**Aim of the exercise**
From the first line of the listing below, retype each line up to and including the one with "[353, 316, 115];"; pictures stay out.

**Data block**

####################

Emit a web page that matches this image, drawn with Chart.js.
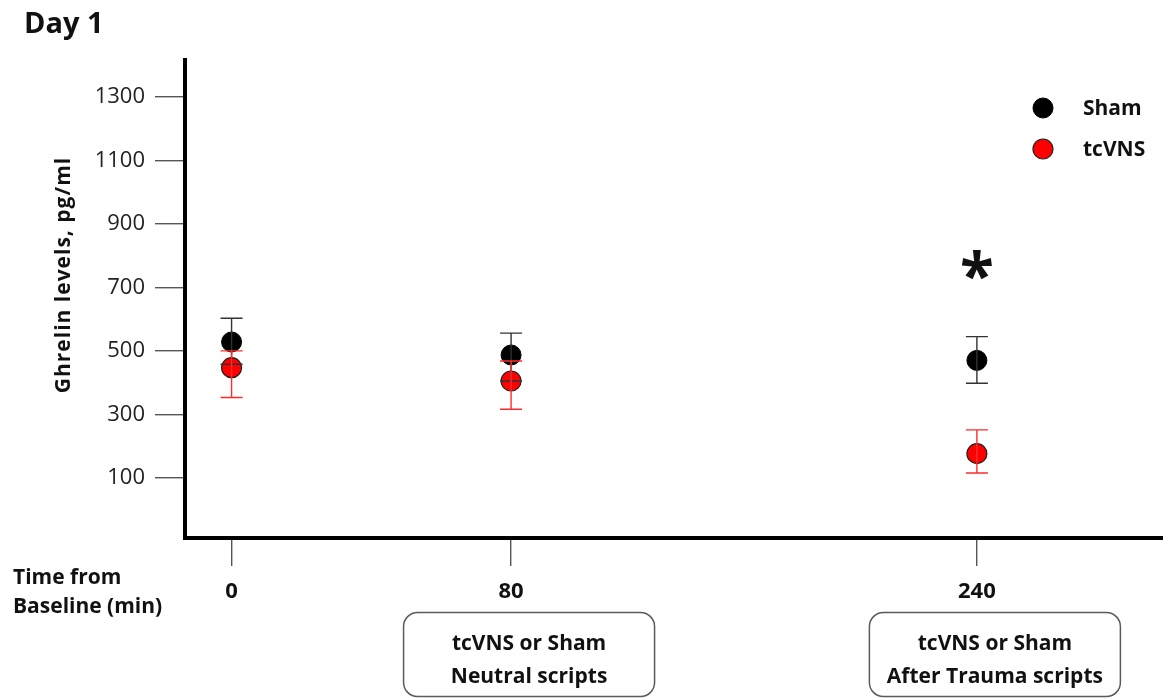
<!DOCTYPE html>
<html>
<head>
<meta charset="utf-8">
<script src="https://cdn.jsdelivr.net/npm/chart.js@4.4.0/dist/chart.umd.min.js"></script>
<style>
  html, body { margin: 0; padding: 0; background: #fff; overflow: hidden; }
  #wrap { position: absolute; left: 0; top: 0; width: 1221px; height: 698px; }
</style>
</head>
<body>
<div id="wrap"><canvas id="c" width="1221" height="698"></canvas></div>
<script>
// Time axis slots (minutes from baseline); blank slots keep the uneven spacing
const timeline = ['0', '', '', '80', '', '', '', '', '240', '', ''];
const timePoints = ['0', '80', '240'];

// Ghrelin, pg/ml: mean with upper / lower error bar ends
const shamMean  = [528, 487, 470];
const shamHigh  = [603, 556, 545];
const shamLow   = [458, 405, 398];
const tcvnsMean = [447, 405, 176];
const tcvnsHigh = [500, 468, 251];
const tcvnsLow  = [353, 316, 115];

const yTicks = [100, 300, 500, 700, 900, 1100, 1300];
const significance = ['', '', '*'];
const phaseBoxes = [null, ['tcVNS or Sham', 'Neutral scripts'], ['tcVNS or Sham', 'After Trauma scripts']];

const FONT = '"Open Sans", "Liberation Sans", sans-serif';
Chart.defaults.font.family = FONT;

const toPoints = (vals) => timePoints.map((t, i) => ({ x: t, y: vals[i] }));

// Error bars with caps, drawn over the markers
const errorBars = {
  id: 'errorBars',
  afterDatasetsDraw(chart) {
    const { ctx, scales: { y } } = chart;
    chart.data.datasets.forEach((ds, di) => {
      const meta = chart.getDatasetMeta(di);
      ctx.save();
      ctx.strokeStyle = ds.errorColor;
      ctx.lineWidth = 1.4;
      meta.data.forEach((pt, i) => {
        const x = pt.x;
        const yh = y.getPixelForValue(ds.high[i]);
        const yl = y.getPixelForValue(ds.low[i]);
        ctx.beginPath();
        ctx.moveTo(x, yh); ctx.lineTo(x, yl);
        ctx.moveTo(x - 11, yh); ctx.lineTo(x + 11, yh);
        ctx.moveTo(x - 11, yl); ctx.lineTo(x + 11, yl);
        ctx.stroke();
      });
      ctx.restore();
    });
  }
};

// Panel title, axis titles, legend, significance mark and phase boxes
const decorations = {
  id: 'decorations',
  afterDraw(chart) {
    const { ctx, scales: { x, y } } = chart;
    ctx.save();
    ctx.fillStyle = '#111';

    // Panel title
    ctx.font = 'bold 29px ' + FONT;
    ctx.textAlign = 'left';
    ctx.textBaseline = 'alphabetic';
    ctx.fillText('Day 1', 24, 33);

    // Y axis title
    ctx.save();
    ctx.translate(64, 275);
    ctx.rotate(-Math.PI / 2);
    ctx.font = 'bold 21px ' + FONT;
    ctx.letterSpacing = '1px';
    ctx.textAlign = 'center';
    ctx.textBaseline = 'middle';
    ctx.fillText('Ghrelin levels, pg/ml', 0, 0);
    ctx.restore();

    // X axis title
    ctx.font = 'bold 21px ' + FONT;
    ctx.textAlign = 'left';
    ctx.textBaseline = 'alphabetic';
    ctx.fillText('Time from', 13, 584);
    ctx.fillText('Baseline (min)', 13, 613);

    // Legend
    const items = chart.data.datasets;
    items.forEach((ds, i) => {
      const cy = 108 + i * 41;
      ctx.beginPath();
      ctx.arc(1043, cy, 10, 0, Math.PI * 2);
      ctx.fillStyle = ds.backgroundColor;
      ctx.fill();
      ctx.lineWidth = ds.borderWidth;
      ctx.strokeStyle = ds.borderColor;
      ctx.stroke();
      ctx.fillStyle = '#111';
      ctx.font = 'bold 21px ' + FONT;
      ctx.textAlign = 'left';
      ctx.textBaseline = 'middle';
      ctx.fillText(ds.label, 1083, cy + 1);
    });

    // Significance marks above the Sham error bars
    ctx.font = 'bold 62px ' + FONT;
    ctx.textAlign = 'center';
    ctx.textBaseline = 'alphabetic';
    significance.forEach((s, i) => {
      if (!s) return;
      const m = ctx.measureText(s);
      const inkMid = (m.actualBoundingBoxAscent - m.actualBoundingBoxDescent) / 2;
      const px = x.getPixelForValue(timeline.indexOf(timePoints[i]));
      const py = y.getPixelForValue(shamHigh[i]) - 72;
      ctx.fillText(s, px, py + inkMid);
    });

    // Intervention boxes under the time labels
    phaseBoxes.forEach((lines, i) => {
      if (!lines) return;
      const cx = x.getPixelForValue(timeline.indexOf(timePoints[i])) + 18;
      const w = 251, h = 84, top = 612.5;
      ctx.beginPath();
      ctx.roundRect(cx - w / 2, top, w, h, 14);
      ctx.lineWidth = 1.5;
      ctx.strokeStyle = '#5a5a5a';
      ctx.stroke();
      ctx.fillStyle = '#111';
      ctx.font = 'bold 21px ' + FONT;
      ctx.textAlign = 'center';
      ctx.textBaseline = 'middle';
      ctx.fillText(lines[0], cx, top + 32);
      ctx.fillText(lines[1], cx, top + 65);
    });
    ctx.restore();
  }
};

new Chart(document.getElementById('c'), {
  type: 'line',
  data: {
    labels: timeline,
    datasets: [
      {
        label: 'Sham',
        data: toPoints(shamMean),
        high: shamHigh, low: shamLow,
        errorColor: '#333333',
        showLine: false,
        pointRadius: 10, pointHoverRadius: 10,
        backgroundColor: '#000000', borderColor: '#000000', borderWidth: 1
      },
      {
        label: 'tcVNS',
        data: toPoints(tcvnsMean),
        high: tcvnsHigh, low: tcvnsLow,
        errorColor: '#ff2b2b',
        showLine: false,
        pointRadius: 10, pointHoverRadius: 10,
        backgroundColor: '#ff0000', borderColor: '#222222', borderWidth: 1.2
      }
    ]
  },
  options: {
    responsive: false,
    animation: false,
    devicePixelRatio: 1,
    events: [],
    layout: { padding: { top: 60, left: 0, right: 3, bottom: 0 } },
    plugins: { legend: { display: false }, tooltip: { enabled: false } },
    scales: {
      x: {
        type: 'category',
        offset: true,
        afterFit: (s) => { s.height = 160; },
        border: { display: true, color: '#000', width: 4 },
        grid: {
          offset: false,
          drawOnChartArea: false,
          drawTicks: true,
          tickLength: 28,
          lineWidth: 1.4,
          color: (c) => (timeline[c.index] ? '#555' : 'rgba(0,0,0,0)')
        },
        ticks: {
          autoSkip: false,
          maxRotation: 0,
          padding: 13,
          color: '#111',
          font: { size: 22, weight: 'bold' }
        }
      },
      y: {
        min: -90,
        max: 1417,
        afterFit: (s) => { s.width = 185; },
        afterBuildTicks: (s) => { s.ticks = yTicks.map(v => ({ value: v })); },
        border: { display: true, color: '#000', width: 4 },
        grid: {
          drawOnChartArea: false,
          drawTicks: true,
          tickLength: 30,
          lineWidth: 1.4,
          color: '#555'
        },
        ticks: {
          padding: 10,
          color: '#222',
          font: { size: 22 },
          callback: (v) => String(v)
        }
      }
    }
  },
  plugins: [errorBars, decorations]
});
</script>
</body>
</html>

####################

**Solution for this exercise**
Emit a web page that matches this image, drawn with Chart.js.
<!DOCTYPE html>
<html>
<head>
<meta charset="utf-8">
<script src="https://cdn.jsdelivr.net/npm/chart.js@4.4.0/dist/chart.umd.min.js"></script>
<style>
  html, body { margin: 0; padding: 0; background: #fff; overflow: hidden; }
  #wrap { position: absolute; left: 0; top: 0; width: 1221px; height: 698px; }
</style>
</head>
<body>
<div id="wrap"><canvas id="c" width="1221" height="698"></canvas></div>
<script>
// Time axis slots (minutes from baseline); blank slots keep the uneven spacing
const timeline = ['0', '', '', '80', '', '', '', '', '240', '', ''];
const timePoints = ['0', '80', '240'];

// Ghrelin, pg/ml: mean with upper / lower error bar ends
const shamMean  = [528, 487, 470];
const shamHigh  = [603, 556, 545];
const shamLow   = [458, 405, 398];
const tcvnsMean = [447, 405, 176];
const tcvnsHigh = [500, 468, 251];
const tcvnsLow  = [353, 316, 115];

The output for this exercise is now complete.